The gruppi di lavoroworkshops at the Congress have been a bit of a struggle, especially since they are held in the afternoon when it has been as hot as Hades in the rooms where they are held. But there were a few highlight moments. I signed up for the workshop on Contemporary Monasticism, wrongly thinking that it was going to be about the “new monastic” movement (a là Rory and Adam), but instead it was mostly about problems that traditional monasticism is facing: technology, multi-culturalism, the LGBT movement. Two moments stood out for me. One Italian, after a long philosophical discourse on the recovery of the idea of “person” and “the subsistence of the subject” against rampant individualism, ended by saying something I was happy to hear: Why is Enzo Bianchi––the founder of the very successful Bose Community in northern Italy––the most popular monk in Italy? Dove siete, benedettini?––Where are you, Benedictines?” And then the prior of a community in Nigeria offered his response and clearly delineated the difference between First World problems and his situation. In their country there are 248 different tribal languages, and in their own monastery they come from 14 different tribes. They are bursting at the seams. He also very humbly told us about all the problems with the political situation there, including Boko Haram, though he said they get on well with their Muslim neighbors. He also, without any drama, told us about he himself getting shot at. And in spite of the fact that their monastery has experienced a number of armed robberies, after the last one they decided as a community to let their security guards go! Talk about a prophetic sign.
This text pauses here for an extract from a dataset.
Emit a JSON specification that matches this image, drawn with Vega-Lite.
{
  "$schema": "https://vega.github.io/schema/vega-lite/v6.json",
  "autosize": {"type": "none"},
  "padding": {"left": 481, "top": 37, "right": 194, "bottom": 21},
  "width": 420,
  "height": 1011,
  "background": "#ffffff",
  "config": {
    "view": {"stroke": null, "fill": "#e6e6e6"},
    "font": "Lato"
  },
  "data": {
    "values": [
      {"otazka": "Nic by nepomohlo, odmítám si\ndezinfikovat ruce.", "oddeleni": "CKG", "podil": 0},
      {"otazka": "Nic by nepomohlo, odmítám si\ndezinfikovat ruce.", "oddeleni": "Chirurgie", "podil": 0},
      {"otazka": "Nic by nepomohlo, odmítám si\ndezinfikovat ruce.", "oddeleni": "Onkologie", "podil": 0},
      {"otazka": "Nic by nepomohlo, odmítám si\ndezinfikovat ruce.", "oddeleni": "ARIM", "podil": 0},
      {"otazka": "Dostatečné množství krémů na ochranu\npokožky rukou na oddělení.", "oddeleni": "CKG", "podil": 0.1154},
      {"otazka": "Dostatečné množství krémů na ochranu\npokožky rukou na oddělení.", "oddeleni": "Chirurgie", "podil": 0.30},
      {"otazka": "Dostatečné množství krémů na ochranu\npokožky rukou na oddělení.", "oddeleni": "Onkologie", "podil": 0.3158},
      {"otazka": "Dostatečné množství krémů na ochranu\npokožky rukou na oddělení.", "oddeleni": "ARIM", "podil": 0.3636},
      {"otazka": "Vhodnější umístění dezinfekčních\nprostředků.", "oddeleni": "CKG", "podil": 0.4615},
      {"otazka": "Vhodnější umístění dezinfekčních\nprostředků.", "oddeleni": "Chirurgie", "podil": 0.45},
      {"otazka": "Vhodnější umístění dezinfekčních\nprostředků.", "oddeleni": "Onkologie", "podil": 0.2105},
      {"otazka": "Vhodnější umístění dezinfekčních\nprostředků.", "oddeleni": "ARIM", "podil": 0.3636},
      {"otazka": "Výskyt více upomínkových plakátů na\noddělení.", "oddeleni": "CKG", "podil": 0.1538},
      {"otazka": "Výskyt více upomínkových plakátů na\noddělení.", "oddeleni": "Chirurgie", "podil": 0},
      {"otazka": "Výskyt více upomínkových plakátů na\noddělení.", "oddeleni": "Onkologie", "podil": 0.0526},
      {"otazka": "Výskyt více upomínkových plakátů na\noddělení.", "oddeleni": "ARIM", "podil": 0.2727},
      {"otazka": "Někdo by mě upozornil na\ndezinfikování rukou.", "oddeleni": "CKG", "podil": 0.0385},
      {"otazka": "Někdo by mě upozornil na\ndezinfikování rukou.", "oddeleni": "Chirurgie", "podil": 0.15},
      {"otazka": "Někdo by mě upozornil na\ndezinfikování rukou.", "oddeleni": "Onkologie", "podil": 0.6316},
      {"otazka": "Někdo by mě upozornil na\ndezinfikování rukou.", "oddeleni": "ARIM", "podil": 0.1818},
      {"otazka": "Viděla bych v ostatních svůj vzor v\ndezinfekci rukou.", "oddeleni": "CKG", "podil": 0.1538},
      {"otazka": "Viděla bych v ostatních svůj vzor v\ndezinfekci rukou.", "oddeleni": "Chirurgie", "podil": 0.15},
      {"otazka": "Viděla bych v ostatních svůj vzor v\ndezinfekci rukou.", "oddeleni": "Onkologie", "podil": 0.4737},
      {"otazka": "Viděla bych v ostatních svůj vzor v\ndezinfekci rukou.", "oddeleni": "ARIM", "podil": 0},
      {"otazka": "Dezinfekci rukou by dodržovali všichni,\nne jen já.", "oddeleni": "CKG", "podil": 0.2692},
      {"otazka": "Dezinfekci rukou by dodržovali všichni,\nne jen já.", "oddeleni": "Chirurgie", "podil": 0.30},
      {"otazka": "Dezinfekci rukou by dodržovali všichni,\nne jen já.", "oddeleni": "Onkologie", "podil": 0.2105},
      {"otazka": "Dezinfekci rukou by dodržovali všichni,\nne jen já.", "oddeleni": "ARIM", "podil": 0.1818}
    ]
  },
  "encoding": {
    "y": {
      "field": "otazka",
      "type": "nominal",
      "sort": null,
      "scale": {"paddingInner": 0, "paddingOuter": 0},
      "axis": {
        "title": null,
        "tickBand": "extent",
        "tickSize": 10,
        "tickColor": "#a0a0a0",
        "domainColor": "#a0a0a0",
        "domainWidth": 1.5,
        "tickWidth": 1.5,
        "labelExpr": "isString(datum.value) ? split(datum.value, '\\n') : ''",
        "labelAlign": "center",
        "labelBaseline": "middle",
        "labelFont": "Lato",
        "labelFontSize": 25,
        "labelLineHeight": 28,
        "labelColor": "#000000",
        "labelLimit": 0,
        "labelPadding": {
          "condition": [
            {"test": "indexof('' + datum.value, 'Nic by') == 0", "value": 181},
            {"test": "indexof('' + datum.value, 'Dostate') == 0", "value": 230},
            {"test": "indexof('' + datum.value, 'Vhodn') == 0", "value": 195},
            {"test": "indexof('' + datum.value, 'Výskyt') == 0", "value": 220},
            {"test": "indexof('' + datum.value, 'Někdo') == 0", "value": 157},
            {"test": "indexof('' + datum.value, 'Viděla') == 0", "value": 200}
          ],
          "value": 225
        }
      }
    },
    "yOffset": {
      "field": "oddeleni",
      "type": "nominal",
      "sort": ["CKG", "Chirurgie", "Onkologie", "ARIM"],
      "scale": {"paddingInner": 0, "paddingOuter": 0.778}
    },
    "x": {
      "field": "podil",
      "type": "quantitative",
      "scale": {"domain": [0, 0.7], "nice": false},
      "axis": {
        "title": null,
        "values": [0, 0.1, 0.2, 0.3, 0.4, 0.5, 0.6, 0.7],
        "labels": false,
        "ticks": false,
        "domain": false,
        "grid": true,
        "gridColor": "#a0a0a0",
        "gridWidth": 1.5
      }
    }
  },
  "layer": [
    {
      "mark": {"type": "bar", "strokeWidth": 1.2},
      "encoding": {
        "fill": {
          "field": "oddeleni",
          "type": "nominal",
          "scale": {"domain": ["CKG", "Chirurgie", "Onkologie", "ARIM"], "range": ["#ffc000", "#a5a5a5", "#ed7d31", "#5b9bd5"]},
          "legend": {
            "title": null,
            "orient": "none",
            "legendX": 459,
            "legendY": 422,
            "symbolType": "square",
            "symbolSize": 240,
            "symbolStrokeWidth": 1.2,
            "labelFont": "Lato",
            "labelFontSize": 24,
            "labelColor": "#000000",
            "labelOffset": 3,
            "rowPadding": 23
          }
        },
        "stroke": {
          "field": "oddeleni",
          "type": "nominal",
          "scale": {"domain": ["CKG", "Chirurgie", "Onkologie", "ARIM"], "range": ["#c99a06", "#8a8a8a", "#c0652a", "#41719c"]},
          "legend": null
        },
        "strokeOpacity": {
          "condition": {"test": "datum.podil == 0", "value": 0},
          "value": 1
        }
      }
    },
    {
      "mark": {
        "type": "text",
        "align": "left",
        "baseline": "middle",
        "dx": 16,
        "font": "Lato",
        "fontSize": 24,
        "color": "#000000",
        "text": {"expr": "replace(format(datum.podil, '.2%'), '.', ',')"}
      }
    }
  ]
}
We also had a keynote from the Abbot General of the Cistercians. I am waiting for the text of his talk to be put online and I will copy some sections of it. He spoke very frankly about the fragility of his own order and their individual communities; and of the community as a richezza sinfonicaa symphonic richness that requires humility and a sharing of fragility, the blessing of fragility. And something interesting and consoling to hear: as much as formal formation and the passing on of techniques is important, he thought in this day and age and with this generation of young people the most important element now in formation is accompaniment. That’s the pastoral challenge, because young people today––a phrase that I used to cherish when I was out working––are like sheep without a shepherd. And the life of communion itself is the major formatting tool, otherwise there is lots of instruction but very little wisdom. The dangers is that our communities (this was very funny in the Italian) come to be seen as wrinkled up boring old widows, sometimes even we see ourselves that way, whereas God always sees us as his young beautiful bride. We look at ourselves too much, he said. We ought to let ourselves be looked at by God.
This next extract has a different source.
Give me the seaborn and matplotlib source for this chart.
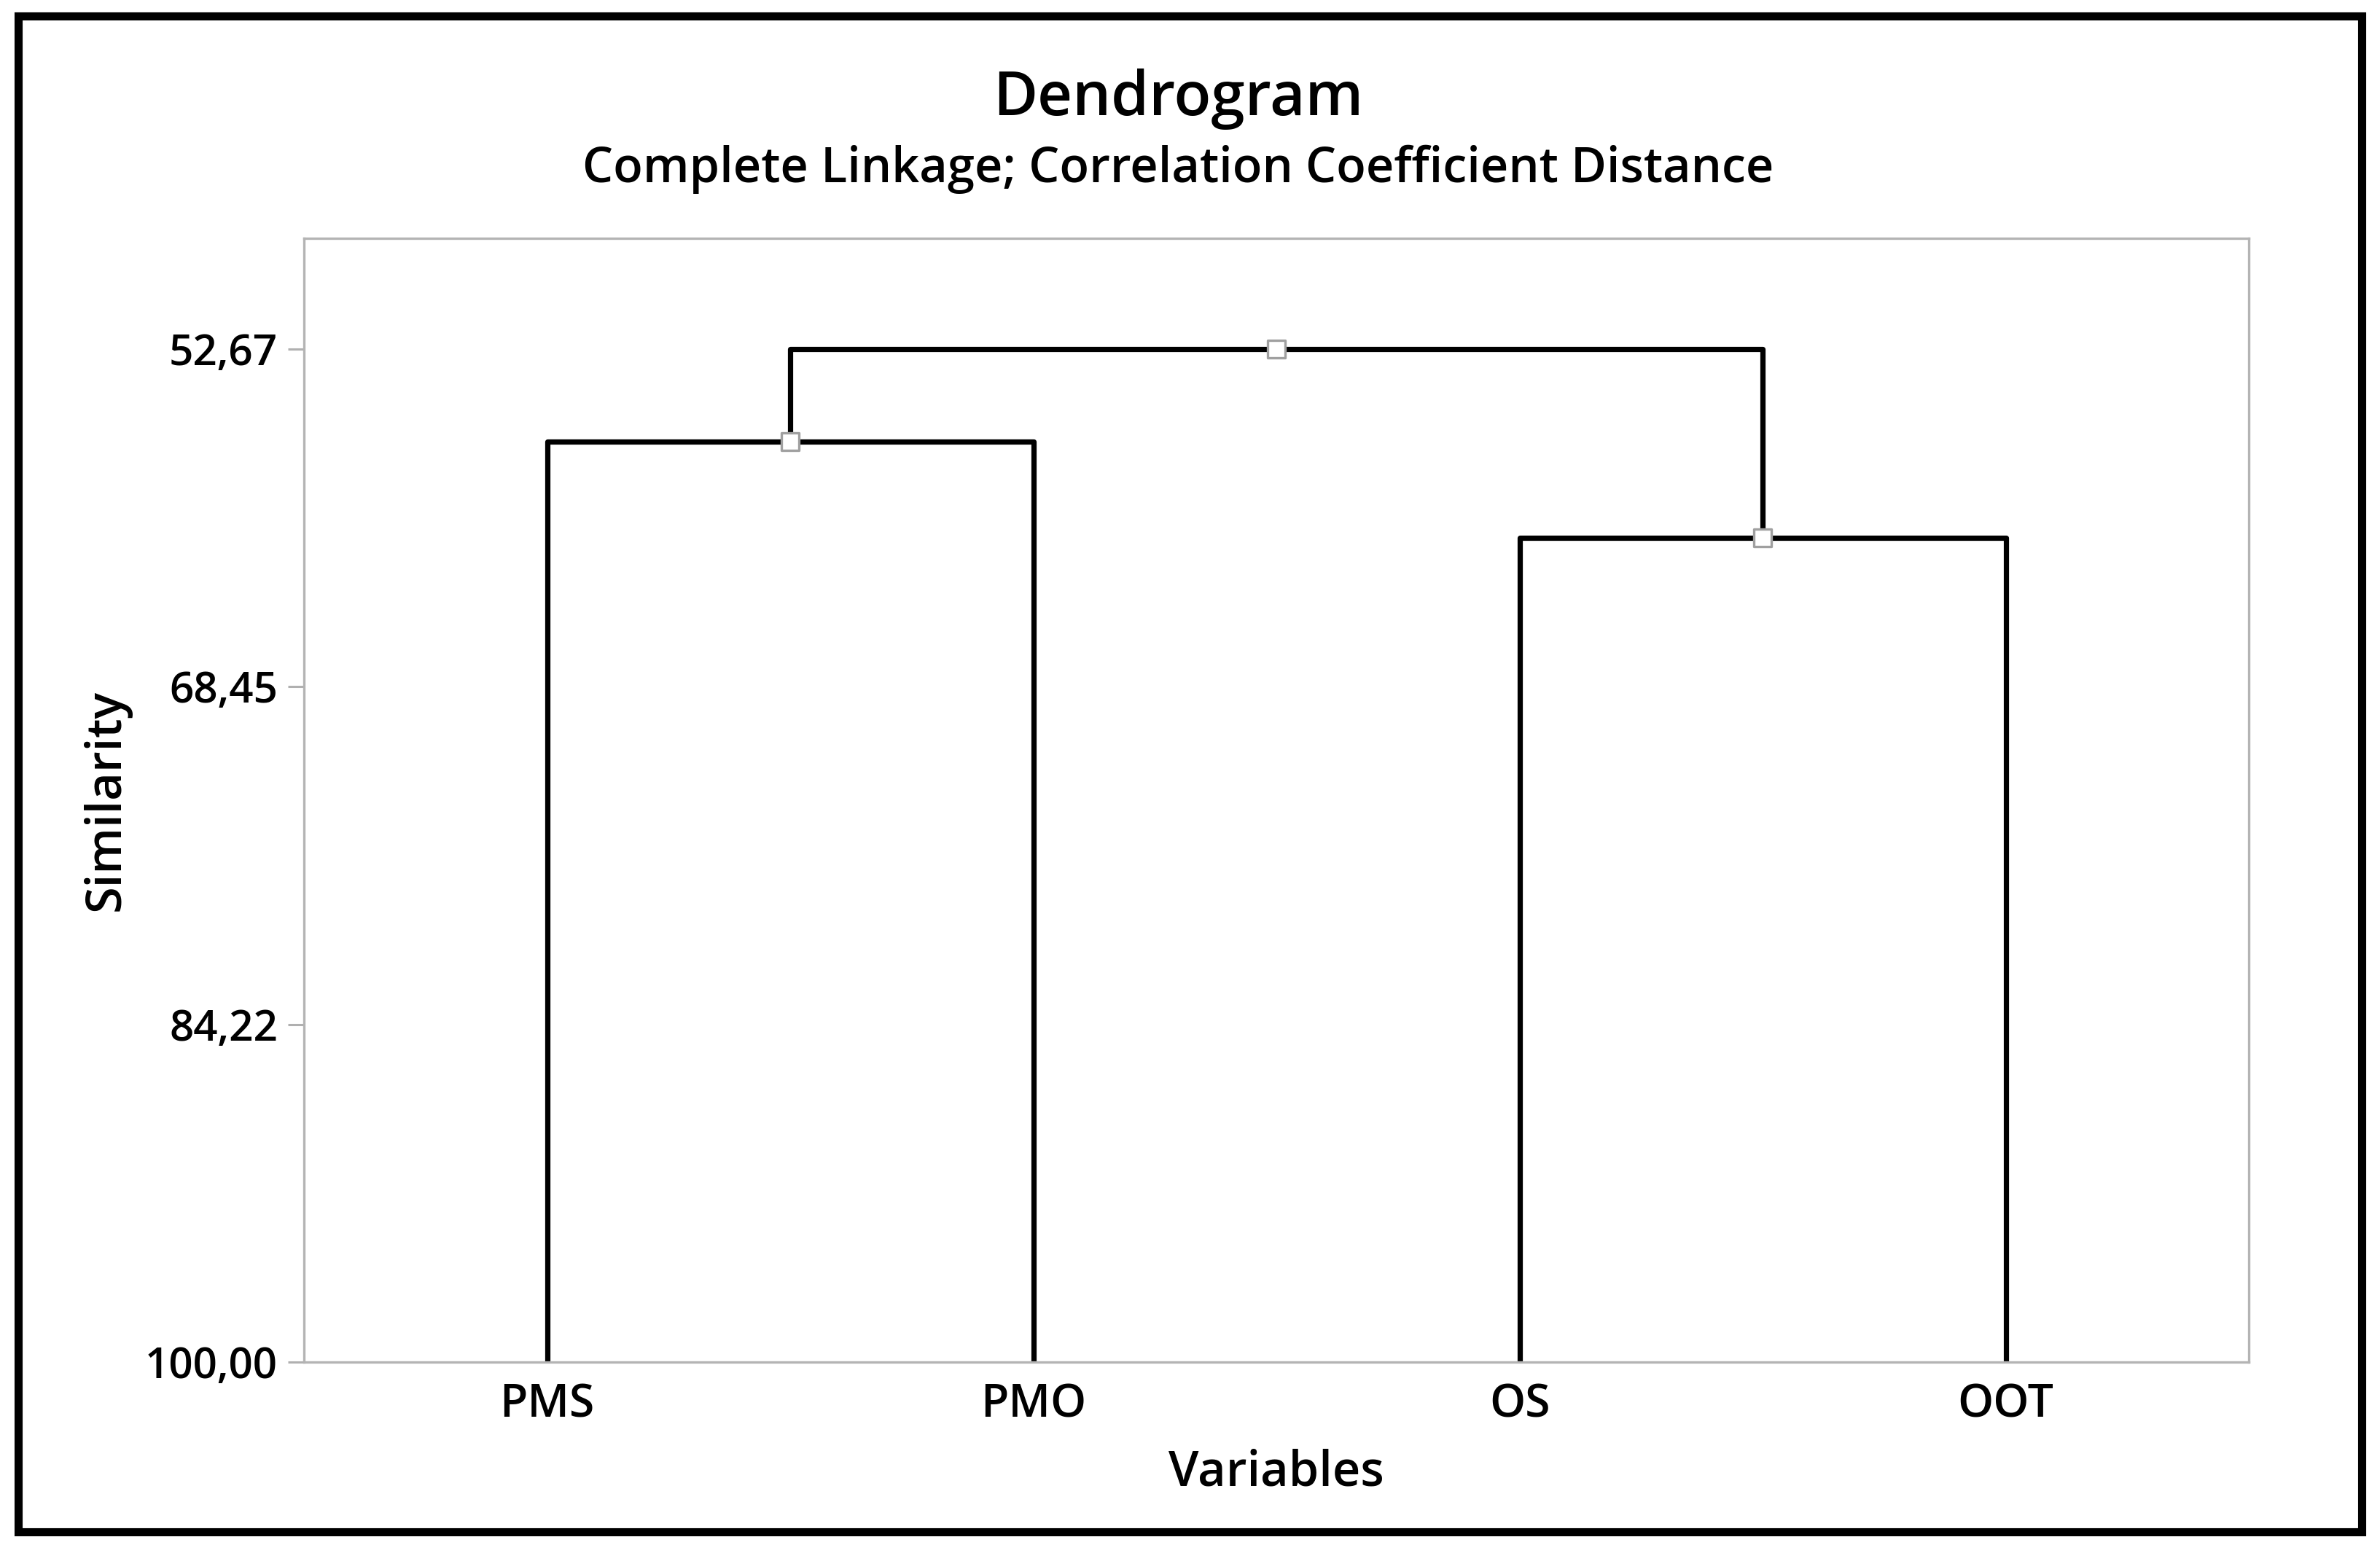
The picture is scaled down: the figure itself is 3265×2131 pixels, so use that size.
import seaborn as sns
import matplotlib.pyplot as plt
import matplotlib.patches as mpatches
import pandas as pd

# leaves in display order and the merges (similarity level of each join)
leaves = ["PMS", "PMO", "OS", "OOT"]
merge_a = ["PMS", "OS", "PMS+PMO"]
merge_b = ["PMO", "OOT", "OS+OOT"]
merge_sim = [57.0, 61.5, 52.67]
ytick_vals = [52.67, 68.45, 84.22, 100.00]

sns.set_style("white")
plt.rcParams['font.family'] = ['Open Sans', 'DejaVu Sans']
plt.rcParams['text.color'] = 'black'
plt.rcParams['axes.labelcolor'] = 'black'
plt.rcParams['xtick.color'] = 'black'
plt.rcParams['ytick.color'] = 'black'

# node positions: leaves at 1..n, similarity 100
pos = {name: (i + 1, 100.0) for i, name in enumerate(leaves)}
rows = []
marks = []
for k, (a, b, s) in enumerate(zip(merge_a, merge_b, merge_sim)):
    xa, ya = pos[a]
    xb, yb = pos[b]
    for order, (x, y) in enumerate([(xa, ya), (xa, s), (xb, s), (xb, yb)]):
        rows.append({"link": k, "order": order, "x": x, "y": y})
    mid = (xa + xb) / 2
    pos[a + "+" + b] = (mid, s)
    marks.append({"x": mid, "y": s})
links = pd.DataFrame(rows)
nodes = pd.DataFrame(marks)

fig = plt.figure(figsize=(16.33, 10.655), dpi=200)
ax = fig.add_axes([0.1277, 0.1229, 0.8169, 0.7236])

sns.lineplot(data=links, x="x", y="y", units="link", estimator=None, sort=False,
             color="black", linewidth=2.6, ax=ax, legend=False)
sns.scatterplot(data=nodes, x="x", y="y", marker="s", s=70, color="white",
                edgecolor="#a0a0a0", linewidth=1.2, ax=ax, zorder=5, legend=False)

ax.set_xlim(0.5, 4.5)
ax.set_ylim(100, 47.5)
ax.set_xticks(range(1, len(leaves) + 1))
ax.set_xticklabels(leaves, fontsize=22.5, fontweight="semibold")
ax.set_yticks(ytick_vals)
ax.set_yticklabels([f"{v:.2f}".replace(".", ",") for v in ytick_vals],
                   fontsize=21, fontweight="semibold")
ax.tick_params(axis="y", direction="out", length=8, width=1.1, color="#b0b0b0", pad=5, left=True)
ax.tick_params(axis="x", length=0, pad=10)
for sp in ax.spines.values():
    sp.set_color("#b4b4b4")
    sp.set_linewidth(1.2)

ax.set_xlabel("Variables", fontsize=24, fontweight="semibold", labelpad=10)
ax.set_ylabel("Similarity", fontsize=24, fontweight="semibold", labelpad=7)

fig.text(0.495, 0.936, "Dendrogram", ha="center", va="center", fontsize=30, fontweight="semibold")
fig.text(0.495, 0.891, "Complete Linkage; Correlation Coefficient Distance",
         ha="center", va="center", fontsize=24, fontweight="semibold")

# outer frame
fig.patches.append(mpatches.Rectangle((0.0077, 0.0136), 0.9843, 0.9761, transform=fig.transFigure,
                                      fill=False, edgecolor="black", linewidth=4))

fig.savefig("out.png", dpi=200)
I wound up spending my last afternoon yesterday wandering the streets of Rome again. Alessandro has also been skipping in and out of sessions at the Congress (we both played hooky Monday to spend an extra day at Camaldoli), so I don’t feel so bad. At any rate part of the aim of this sojourn was to get lots of down time, and I have enjoyed praying and meditating in my upper room here at San Gregorio in the early mornings and late evenings while it is still cool. I also found a new church yesterday, the church of I Quattro Coronati––the four crowned ones (martyrs)––which was very dark and cool. It’s also the chapel of the Augustinian nuns and just as I sat down they entered and sang None in Italian. It was quite beautiful.

Today, my last day, there is a plenary session, addresses from the ecumenical and other guests, which might be interesting. Then in the afternoon there is to be a great gathering of all the Camaldolese superiors here in Rome––Alessandro, of course, with Giuseppe Cicchi, Joseph Wong and Mario from the consiglio generalizio, plus Alberto from the Sacro Eremo, Giovanni Dallpiazz, Marino from Monte Giove, Gianni Giacomelli from Fonte Avellana (it’s their feast today, by the way), and yours truly, and we have a meeting with Msgr. Paciolla from the Congregation for Religious to discuss some aspects of our Constitutions in preparation for next year’s Capitolo Generale. I can already imagine myself being completely submerged in a storm of Italian discussion. I am practicing a knowing smile with my eyes half shut, attentive, dreaming of gelato.

Then tonight at 10 I leave for New Zealand, by way of Abu Dhabi. It promises to be at least 27 hours of travel, not arriving ‘til Saturday morning, flying straight through the feast of Cornelius and Cyprian (by the way, happy feast day, Cornelius!.) I’ve written ahead to the next three stops, requesting that they schedule in lots of down time and desert days for me, and everyone has been very accommodating. But mostly I am looking forward to being with our oblates and friends who are so excited about living out the contemplative life in the world in new ways. I come away from this Congress thinking even more how important it is for us monks, religious in general, to be in conversation with go the world, listening both to the hunger and the earnest attempts at solutions. Believe me, as the current prior of our community I know how hard it is, but as soon as all our energy is spent shoring up our own superstructures we start dying. The questions that I did not hear asked very often are the ones I used to ask myself all the time: What does the church need of us right now? And, what does the world need of us right now? What do we have to offer? What do we have to learn? We have to be careful about spending too much time looking at ourselves.